Prinsip yang kedua, sarjana
NU harus bener. Dakwah bermedsos atau dakwah bil qalam harus bisa mewarnai dan memberikan angin segar sucikan hati, sejukkan jiwa. Dakwah yang
merangkul bukan justru memukul, mengajak bukan justru mengejek, saring sebelum sharing supaya tidak terjadi
berita hoaks dan ujaran kebencian dimana-mana. Keberadaan sarjana NU harus
memberikan alternative solusi yang tiada henti.
Prinsip yang ketiga, sarjana
NU harus pinter. Pinter dalam hal keilmuan, dalam hal melihat situasi dan
kondisi, pinter dalam memetakan siapakah lawan, siapakah kawan. Sarjana NU
harus siap tanding, nyanding, banding dalam kapasitas ilmu yang dimilikinya
yang sudah tidak diragukan lagi , sudah uji kelayakan dan kepatutan (Fit and
propertest). Ketika 3 prinsip (Kober, bener, pinter) dimaksimakan maka sarjana
NU pasti berada di garis terdepan dan inilah sarjana zaman now yang up to
date.
Berbicara peradaban tidak
bisa terpisahkan dari yang namanya manusia, karena yang punya peradaban
hanyalah manusia. Peradaban diciptakan Allah swt hanya untuk manusia yang punya
label ahsana taqwim. Membangun peradaban menjadi poin penting.

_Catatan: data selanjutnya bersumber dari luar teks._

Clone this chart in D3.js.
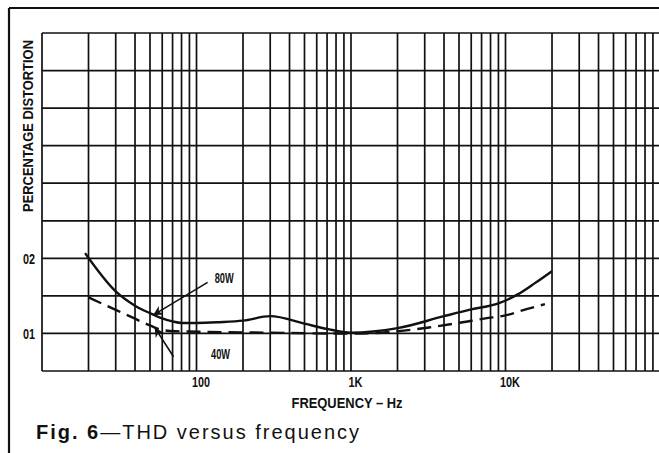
<!DOCTYPE html>
<html>
<head>
<meta charset="utf-8">
<script src="https://cdn.jsdelivr.net/npm/d3@7/dist/d3.min.js"></script>
<style>
  body { margin: 0; background: #fff; }
  svg { display: block; }
  .cond { font-family: "Liberation Sans", Arial, sans-serif; font-weight: bold; fill: #111; }
  .caption { font-family: "Liberation Sans", Arial, sans-serif; fill: #111; }
</style>
</head>
<body>
<script>
// 80W curve (solid)
const freq80 = [19, 30, 40, 50, 60, 70, 80, 100, 140, 200, 300, 500, 700, 1000, 2000, 4000, 6000, 9000, 12000, 15500, 20000];
const thd80 = [0.0207, 0.0156, 0.0137, 0.0127, 0.0120, 0.0116, 0.0114, 0.0114, 0.0115, 0.0117, 0.0123, 0.0113, 0.0106, 0.0101, 0.0107, 0.0123, 0.0132, 0.0140, 0.0152, 0.0167, 0.0183];

// 40W curve (dashed)
const freq40 = [20, 31, 46, 59, 73, 120, 300, 720, 1200, 2000, 3200, 5000, 7400, 10000, 13500, 18000];
const thd40 = [0.0148, 0.0130, 0.0114, 0.0105, 0.0103, 0.0102, 0.0101, 0.0100, 0.0100, 0.0103, 0.0108, 0.0114, 0.0120, 0.0124, 0.0132, 0.0139];

// axis labels
const xTickValues = [100, 1000, 10000];
const xTickLabels = ["100", "1K", "10K"];
const yTickValues = [0.01, 0.02];
const yTickLabels = ["01", "02"];

// callouts: label spot, leader start, leader end (data coords)
const calloutLabels = ["80W", "40W"];
const calloutText = [[151, 0.0174], [143, 0.0073]];
const calloutFrom = [[118, 0.0168], [71, 0.0069]];
const calloutTo = [[53, 0.0125], [54, 0.0107]];

const W = 659, H = 453;
const plot = { left: 42, right: 660, top: 33, bottom: 371 };

const svg = d3.select("body").append("svg")
  .attr("width", W)
  .attr("height", H);

// squeeze a text to a given width (the print uses a condensed face)
function fitWidth(sel, w) {
  sel.attr("textLength", w).attr("lengthAdjust", "spacingAndGlyphs");
}

// outer frame (top and left rules of the page)
svg.append("line")
  .attr("x1", 9).attr("y1", 8).attr("x2", W).attr("y2", 8)
  .attr("stroke", "#111").attr("stroke-width", 2);
svg.append("line")
  .attr("x1", 9).attr("y1", 8).attr("x2", 9).attr("y2", H)
  .attr("stroke", "#111").attr("stroke-width", 2.2);

const xScale = d3.scaleLog([10, 100000], [plot.left, plot.right]);
const yScale = d3.scaleLinear([0.005, 0.05], [plot.bottom, plot.top]);

// grid
const xGrid = [];
for (let d = 10; d < 100000; d *= 10) {
  for (let k = 1; k < 10; k++) xGrid.push(d * k);
}
xGrid.push(100000);
const yGrid = d3.range(0, 10).map(i => 0.005 + i * 0.005);

const grid = svg.append("g").attr("stroke", "#111").attr("stroke-width", 1.7);
grid.selectAll("line.v")
  .data(xGrid)
  .join("line")
  .attr("class", "v")
  .attr("x1", d => xScale(d)).attr("x2", d => xScale(d))
  .attr("y1", plot.top).attr("y2", plot.bottom);
grid.selectAll("line.h")
  .data(yGrid)
  .join("line")
  .attr("class", "h")
  .attr("x1", plot.left).attr("x2", plot.right)
  .attr("y1", d => yScale(d)).attr("y2", d => yScale(d));

// axes (labels only)
const xAxis = d3.axisBottom(xScale)
  .tickValues(xTickValues)
  .tickFormat((d, i) => xTickLabels[i])
  .tickSize(0)
  .tickPadding(6);
const gx = svg.append("g")
  .attr("transform", `translate(4,${plot.bottom})`)
  .call(xAxis);
gx.select(".domain").remove();
gx.selectAll("text")
  .attr("class", "cond")
  .style("font-size", "14px")
  .each(function (d, i) { fitWidth(d3.select(this), [18, 14, 20][i]); });

const yAxis = d3.axisLeft(yScale)
  .tickValues(yTickValues)
  .tickFormat((d, i) => yTickLabels[i])
  .tickSize(0)
  .tickPadding(7);
const gy = svg.append("g")
  .attr("transform", `translate(${plot.left},1)`)
  .call(yAxis);
gy.select(".domain").remove();
gy.selectAll("text")
  .attr("class", "cond")
  .style("font-size", "14px")
  .each(function () { fitWidth(d3.select(this), 12); });

// axis titles
svg.append("text")
  .attr("class", "cond")
  .attr("text-anchor", "middle")
  .attr("x", 347)
  .attr("y", 408)
  .style("font-size", "14px")
  .text("FREQUENCY – Hz")
  .call(fitWidth, 111);

svg.append("text")
  .attr("class", "cond")
  .attr("text-anchor", "middle")
  .attr("transform", "translate(33,126) rotate(-90)")
  .style("font-size", "15px")
  .text("PERCENTAGE DISTORTION")
  .call(fitWidth, 172);

// curves
const line = d3.line()
  .x(d => xScale(d[0]))
  .y(d => yScale(d[1]))
  .curve(d3.curveMonotoneX);

svg.append("path")
  .datum(d3.zip(freq80, thd80))
  .attr("fill", "none")
  .attr("stroke", "#111")
  .attr("stroke-width", 2.4)
  .attr("d", line);

svg.append("path")
  .datum(d3.zip(freq40, thd40))
  .attr("fill", "none")
  .attr("stroke", "#111")
  .attr("stroke-width", 2.4)
  .style("stroke-dasharray", "14, 7")
  .attr("d", line);

// callouts
svg.append("defs").append("marker")
  .attr("id", "tip")
  .attr("viewBox", "0 0 10 10")
  .attr("refX", 9).attr("refY", 5)
  .attr("markerWidth", 6).attr("markerHeight", 6)
  .attr("orient", "auto")
  .append("path")
  .attr("d", "M0,0 L10,5 L0,10 L3,5 Z")
  .attr("fill", "#111");

calloutLabels.forEach((lab, i) => {
  svg.append("line")
    .attr("x1", xScale(calloutFrom[i][0])).attr("y1", yScale(calloutFrom[i][1]))
    .attr("x2", xScale(calloutTo[i][0])).attr("y2", yScale(calloutTo[i][1]))
    .attr("stroke", "#111")
    .attr("stroke-width", 1.6)
    .attr("marker-end", "url(#tip)");
  svg.append("text")
    .attr("class", "cond")
    .attr("text-anchor", "middle")
    .attr("dy", "0.36em")
    .attr("x", xScale(calloutText[i][0]))
    .attr("y", yScale(calloutText[i][1]))
    .style("font-size", "14px")
    .text(lab)
    .call(fitWidth, 19);
});

// caption: bold figure number, then regular text, widely spaced
const cap = svg.append("text")
  .attr("class", "caption")
  .attr("x", 36)
  .attr("y", 439)
  .style("font-size", "20px");
cap.append("tspan").style("font-weight", "bold").text("Fig. 6");
cap.append("tspan").text("—THD versus frequency");
const capText = "Fig. 6—THD versus frequency";
const spacing = (325 - cap.node().getComputedTextLength()) / capText.length;
cap.style("letter-spacing", spacing + "px");
</script>
</body>
</html>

Prinsip pertama dalam membangun peradaban adalah toleransi. Toleransi sudah dicontohkan
Rasulullah saw dalam negara Madinah, yang mana Rasulullah bisa menaungi kaum Yahudi, Nasrani, dan lainnya.
Memaksimalkan toleransi berarti selalu menghargai perbedaan. Prinsip yang kedua adalah tolong menolong.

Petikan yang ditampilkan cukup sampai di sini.